• **Given request**
Write out the material exactly. Do not include the pictures.

· · · · ·

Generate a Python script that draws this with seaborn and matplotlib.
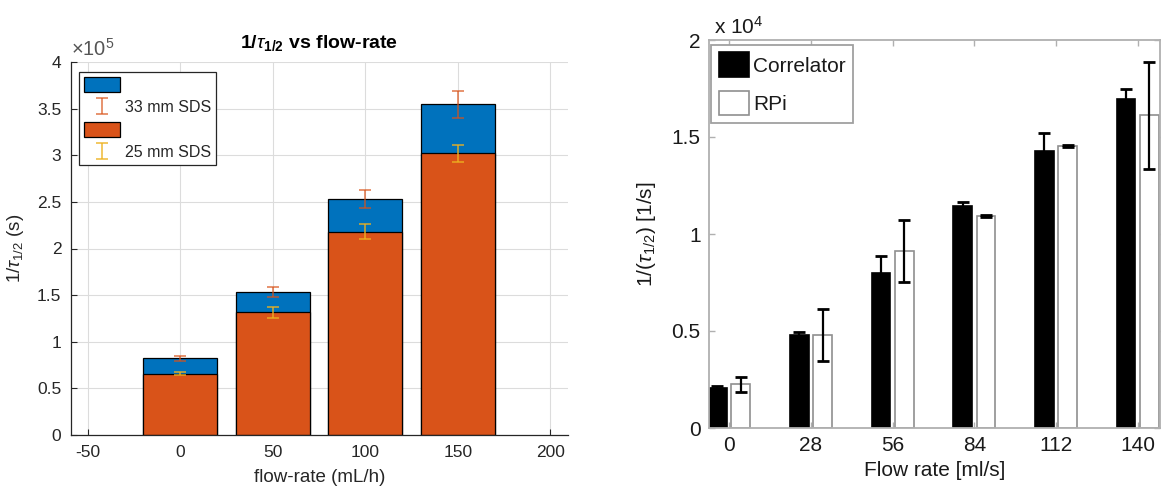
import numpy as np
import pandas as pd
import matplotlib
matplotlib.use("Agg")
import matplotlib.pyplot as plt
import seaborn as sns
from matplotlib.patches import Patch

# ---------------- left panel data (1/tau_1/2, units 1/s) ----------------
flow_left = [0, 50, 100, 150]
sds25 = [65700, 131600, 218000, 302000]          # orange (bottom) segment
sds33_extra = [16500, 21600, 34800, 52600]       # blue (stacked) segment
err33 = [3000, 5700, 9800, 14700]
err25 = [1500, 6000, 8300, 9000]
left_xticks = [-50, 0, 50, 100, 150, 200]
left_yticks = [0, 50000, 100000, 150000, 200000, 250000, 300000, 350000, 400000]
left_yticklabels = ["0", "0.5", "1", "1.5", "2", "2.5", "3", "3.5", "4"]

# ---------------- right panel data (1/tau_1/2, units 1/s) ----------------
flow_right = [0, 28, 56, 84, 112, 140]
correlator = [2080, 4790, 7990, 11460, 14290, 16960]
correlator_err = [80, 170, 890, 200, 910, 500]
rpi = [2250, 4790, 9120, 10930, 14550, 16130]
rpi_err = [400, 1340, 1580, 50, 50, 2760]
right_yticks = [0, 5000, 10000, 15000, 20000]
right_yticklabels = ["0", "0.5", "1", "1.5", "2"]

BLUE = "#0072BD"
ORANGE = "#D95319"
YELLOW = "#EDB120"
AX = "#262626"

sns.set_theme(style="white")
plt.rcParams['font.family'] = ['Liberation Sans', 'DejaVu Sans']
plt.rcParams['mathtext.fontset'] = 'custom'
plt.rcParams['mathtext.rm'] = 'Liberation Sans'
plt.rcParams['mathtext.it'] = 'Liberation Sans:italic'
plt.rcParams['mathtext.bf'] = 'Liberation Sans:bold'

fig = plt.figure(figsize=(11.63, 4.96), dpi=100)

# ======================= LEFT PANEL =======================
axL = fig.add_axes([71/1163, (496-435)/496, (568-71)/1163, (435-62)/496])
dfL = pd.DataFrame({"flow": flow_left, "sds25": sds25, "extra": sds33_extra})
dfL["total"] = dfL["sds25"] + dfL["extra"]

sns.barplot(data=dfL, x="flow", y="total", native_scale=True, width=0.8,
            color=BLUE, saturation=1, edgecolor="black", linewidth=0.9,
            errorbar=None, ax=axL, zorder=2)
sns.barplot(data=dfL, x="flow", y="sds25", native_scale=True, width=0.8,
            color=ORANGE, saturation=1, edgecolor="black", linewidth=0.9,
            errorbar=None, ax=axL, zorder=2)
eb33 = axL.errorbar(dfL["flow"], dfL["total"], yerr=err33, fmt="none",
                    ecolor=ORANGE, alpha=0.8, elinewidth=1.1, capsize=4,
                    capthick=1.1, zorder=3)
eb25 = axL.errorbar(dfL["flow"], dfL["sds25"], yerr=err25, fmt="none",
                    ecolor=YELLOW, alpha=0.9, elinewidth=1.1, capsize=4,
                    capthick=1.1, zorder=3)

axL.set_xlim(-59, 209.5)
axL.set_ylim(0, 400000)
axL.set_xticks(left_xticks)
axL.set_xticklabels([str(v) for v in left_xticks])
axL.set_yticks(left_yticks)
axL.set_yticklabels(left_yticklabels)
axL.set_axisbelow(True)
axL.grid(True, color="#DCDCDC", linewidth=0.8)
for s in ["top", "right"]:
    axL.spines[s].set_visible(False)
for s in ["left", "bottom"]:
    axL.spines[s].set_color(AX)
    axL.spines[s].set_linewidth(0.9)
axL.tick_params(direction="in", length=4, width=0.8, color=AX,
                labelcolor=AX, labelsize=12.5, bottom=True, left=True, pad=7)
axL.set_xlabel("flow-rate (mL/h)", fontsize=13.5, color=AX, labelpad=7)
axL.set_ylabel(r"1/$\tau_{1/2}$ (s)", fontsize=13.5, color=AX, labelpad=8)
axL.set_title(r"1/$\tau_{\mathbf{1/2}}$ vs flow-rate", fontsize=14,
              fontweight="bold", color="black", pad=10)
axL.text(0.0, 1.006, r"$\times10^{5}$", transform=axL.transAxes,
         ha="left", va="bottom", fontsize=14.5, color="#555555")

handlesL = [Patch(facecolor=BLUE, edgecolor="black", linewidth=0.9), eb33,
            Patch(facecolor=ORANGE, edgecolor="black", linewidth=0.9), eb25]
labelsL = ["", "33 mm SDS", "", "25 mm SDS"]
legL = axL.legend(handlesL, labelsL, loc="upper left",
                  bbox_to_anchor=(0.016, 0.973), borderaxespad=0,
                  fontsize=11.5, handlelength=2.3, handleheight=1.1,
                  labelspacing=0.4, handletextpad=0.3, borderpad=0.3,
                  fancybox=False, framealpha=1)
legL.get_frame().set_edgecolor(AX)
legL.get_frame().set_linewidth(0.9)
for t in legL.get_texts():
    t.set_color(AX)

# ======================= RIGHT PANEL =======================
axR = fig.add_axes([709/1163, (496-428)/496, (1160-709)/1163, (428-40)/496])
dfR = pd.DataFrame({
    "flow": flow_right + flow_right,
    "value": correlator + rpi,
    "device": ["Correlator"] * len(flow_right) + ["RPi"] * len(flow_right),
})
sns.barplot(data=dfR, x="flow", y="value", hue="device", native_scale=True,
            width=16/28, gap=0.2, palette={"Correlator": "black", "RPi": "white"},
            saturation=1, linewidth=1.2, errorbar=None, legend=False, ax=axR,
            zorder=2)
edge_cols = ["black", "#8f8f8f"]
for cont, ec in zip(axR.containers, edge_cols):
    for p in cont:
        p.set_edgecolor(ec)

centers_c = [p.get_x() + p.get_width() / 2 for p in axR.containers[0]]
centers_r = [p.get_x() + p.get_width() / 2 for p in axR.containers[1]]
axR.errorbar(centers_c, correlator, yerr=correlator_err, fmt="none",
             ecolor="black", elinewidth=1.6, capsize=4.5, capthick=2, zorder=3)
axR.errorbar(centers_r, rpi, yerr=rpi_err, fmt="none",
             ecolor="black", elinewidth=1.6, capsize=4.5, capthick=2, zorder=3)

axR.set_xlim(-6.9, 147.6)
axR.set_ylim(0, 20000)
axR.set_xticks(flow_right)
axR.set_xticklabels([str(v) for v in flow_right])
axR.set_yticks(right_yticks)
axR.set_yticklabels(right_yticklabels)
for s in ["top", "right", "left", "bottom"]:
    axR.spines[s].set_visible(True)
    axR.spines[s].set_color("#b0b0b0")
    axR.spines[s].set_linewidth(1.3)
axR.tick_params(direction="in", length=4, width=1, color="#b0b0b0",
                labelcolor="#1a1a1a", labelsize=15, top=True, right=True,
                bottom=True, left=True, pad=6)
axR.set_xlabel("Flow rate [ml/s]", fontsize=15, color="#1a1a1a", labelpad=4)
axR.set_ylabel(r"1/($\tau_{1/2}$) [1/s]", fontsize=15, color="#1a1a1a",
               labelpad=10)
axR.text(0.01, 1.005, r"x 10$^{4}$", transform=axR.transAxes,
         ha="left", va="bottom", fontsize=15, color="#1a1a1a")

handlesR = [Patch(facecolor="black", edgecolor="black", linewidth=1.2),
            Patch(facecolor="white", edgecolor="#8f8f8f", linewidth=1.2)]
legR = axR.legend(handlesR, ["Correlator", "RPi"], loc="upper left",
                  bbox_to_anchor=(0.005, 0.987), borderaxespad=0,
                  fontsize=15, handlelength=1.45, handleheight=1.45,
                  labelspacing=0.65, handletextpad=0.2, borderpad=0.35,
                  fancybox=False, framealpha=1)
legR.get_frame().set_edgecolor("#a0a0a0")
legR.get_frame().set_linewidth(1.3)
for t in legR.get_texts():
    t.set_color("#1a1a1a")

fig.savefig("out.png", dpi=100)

· · · · ·

• **The answer**
Generate a Python script that draws this with seaborn and matplotlib.
import numpy as np
import pandas as pd
import matplotlib
matplotlib.use("Agg")
import matplotlib.pyplot as plt
import seaborn as sns
from matplotlib.patches import Patch

# ---------------- left panel data (1/tau_1/2, units 1/s) ----------------
flow_left = [0, 50, 100, 150]
sds25 = [65700, 131600, 218000, 302000]          # orange (bottom) segment
sds33_extra = [16500, 21600, 34800, 52600]       # blue (stacked) segment
err33 = [3000, 5700, 9800, 14700]
err25 = [1500, 6000, 8300, 9000]
left_xticks = [-50, 0, 50, 100, 150, 200]
left_yticks = [0, 50000, 100000, 150000, 200000, 250000, 300000, 350000, 400000]
left_yticklabels = ["0", "0.5", "1", "1.5", "2", "2.5", "3", "3.5", "4"]

# ---------------- right panel data (1/tau_1/2, units 1/s) ----------------
flow_right = [0, 28, 56, 84, 112, 140]
correlator = [2080, 4790, 7990, 11460, 14290, 16960]
correlator_err = [80, 170, 890, 200, 910, 500]
rpi = [2250, 4790, 9120, 10930, 14550, 16130]
rpi_err = [400, 1340, 1580, 50, 50, 2760]
right_yticks = [0, 5000, 10000, 15000, 20000]
right_yticklabels = ["0", "0.5", "1", "1.5", "2"]

BLUE = "#0072BD"
ORANGE = "#D95319"
YELLOW = "#EDB120"
AX = "#262626"

sns.set_theme(style="white")
plt.rcParams['font.family'] = ['Liberation Sans', 'DejaVu Sans']
plt.rcParams['mathtext.fontset'] = 'custom'
plt.rcParams['mathtext.rm'] = 'Liberation Sans'
plt.rcParams['mathtext.it'] = 'Liberation Sans:italic'
plt.rcParams['mathtext.bf'] = 'Liberation Sans:bold'

fig = plt.figure(figsize=(11.63, 4.96), dpi=100)

# ======================= LEFT PANEL =======================
axL = fig.add_axes([71/1163, (496-435)/496, (568-71)/1163, (435-62)/496])
dfL = pd.DataFrame({"flow": flow_left, "sds25": sds25, "extra": sds33_extra})
dfL["total"] = dfL["sds25"] + dfL["extra"]

sns.barplot(data=dfL, x="flow", y="total", native_scale=True, width=0.8,
            color=BLUE, saturation=1, edgecolor="black", linewidth=0.9,
            errorbar=None, ax=axL, zorder=2)
sns.barplot(data=dfL, x="flow", y="sds25", native_scale=True, width=0.8,
            color=ORANGE, saturation=1, edgecolor="black", linewidth=0.9,
            errorbar=None, ax=axL, zorder=2)
eb33 = axL.errorbar(dfL["flow"], dfL["total"], yerr=err33, fmt="none",
                    ecolor=ORANGE, alpha=0.8, elinewidth=1.1, capsize=4,
                    capthick=1.1, zorder=3)
eb25 = axL.errorbar(dfL["flow"], dfL["sds25"], yerr=err25, fmt="none",
                    ecolor=YELLOW, alpha=0.9, elinewidth=1.1, capsize=4,
                    capthick=1.1, zorder=3)

axL.set_xlim(-59, 209.5)
axL.set_ylim(0, 400000)
axL.set_xticks(left_xticks)
axL.set_xticklabels([str(v) for v in left_xticks])
axL.set_yticks(left_yticks)
axL.set_yticklabels(left_yticklabels)
axL.set_axisbelow(True)
axL.grid(True, color="#DCDCDC", linewidth=0.8)
for s in ["top", "right"]:
    axL.spines[s].set_visible(False)
for s in ["left", "bottom"]:
    axL.spines[s].set_color(AX)
    axL.spines[s].set_linewidth(0.9)
axL.tick_params(direction="in", length=4, width=0.8, color=AX,
                labelcolor=AX, labelsize=12.5, bottom=True, left=True, pad=7)
axL.set_xlabel("flow-rate (mL/h)", fontsize=13.5, color=AX, labelpad=7)
axL.set_ylabel(r"1/$\tau_{1/2}$ (s)", fontsize=13.5, color=AX, labelpad=8)
axL.set_title(r"1/$\tau_{\mathbf{1/2}}$ vs flow-rate", fontsize=14,
              fontweight="bold", color="black", pad=10)
axL.text(0.0, 1.006, r"$\times10^{5}$", transform=axL.transAxes,
         ha="left", va="bottom", fontsize=14.5, color="#555555")

handlesL = [Patch(facecolor=BLUE, edgecolor="black", linewidth=0.9), eb33,
            Patch(facecolor=ORANGE, edgecolor="black", linewidth=0.9), eb25]
labelsL = ["", "33 mm SDS", "", "25 mm SDS"]
legL = axL.legend(handlesL, labelsL, loc="upper left",
                  bbox_to_anchor=(0.016, 0.973), borderaxespad=0,
                  fontsize=11.5, handlelength=2.3, handleheight=1.1,
                  labelspacing=0.4, handletextpad=0.3, borderpad=0.3,
                  fancybox=False, framealpha=1)
legL.get_frame().set_edgecolor(AX)
legL.get_frame().set_linewidth(0.9)
for t in legL.get_texts():
    t.set_color(AX)

# ======================= RIGHT PANEL =======================
axR = fig.add_axes([709/1163, (496-428)/496, (1160-709)/1163, (428-40)/496])
dfR = pd.DataFrame({
    "flow": flow_right + flow_right,
    "value": correlator + rpi,
    "device": ["Correlator"] * len(flow_right) + ["RPi"] * len(flow_right),
})
sns.barplot(data=dfR, x="flow", y="value", hue="device", native_scale=True,
            width=16/28, gap=0.2, palette={"Correlator": "black", "RPi": "white"},
            saturation=1, linewidth=1.2, errorbar=None, legend=False, ax=axR,
            zorder=2)
edge_cols = ["black", "#8f8f8f"]
for cont, ec in zip(axR.containers, edge_cols):
    for p in cont:
        p.set_edgecolor(ec)

centers_c = [p.get_x() + p.get_width() / 2 for p in axR.containers[0]]
centers_r = [p.get_x() + p.get_width() / 2 for p in axR.containers[1]]
axR.errorbar(centers_c, correlator, yerr=correlator_err, fmt="none",
             ecolor="black", elinewidth=1.6, capsize=4.5, capthick=2, zorder=3)
axR.errorbar(centers_r, rpi, yerr=rpi_err, fmt="none",
             ecolor="black", elinewidth=1.6, capsize=4.5, capthick=2, zorder=3)

axR.set_xlim(-6.9, 147.6)
axR.set_ylim(0, 20000)
axR.set_xticks(flow_right)
axR.set_xticklabels([str(v) for v in flow_right])
axR.set_yticks(right_yticks)
axR.set_yticklabels(right_yticklabels)
for s in ["top", "right", "left", "bottom"]:
    axR.spines[s].set_visible(True)
    axR.spines[s].set_color("#b0b0b0")
    axR.spines[s].set_linewidth(1.3)
axR.tick_params(direction="in", length=4, width=1, color="#b0b0b0",
                labelcolor="#1a1a1a", labelsize=15, top=True, right=True,
                bottom=True, left=True, pad=6)
axR.set_xlabel("Flow rate [ml/s]", fontsize=15, color="#1a1a1a", labelpad=4)
axR.set_ylabel(r"1/($\tau_{1/2}$) [1/s]", fontsize=15, color="#1a1a1a",
               labelpad=10)
axR.text(0.01, 1.005, r"x 10$^{4}$", transform=axR.transAxes,
         ha="left", va="bottom", fontsize=15, color="#1a1a1a")

handlesR = [Patch(facecolor="black", edgecolor="black", linewidth=1.2),
            Patch(facecolor="white", edgecolor="#8f8f8f", linewidth=1.2)]
legR = axR.legend(handlesR, ["Correlator", "RPi"], loc="upper left",
                  bbox_to_anchor=(0.005, 0.987), borderaxespad=0,
                  fontsize=15, handlelength=1.45, handleheight=1.45,
                  labelspacing=0.65, handletextpad=0.2, borderpad=0.35,
                  fancybox=False, framealpha=1)
legR.get_frame().set_edgecolor("#a0a0a0")
legR.get_frame().set_linewidth(1.3)
for t in legR.get_texts():
    t.set_color("#1a1a1a")

fig.savefig("out.png", dpi=100)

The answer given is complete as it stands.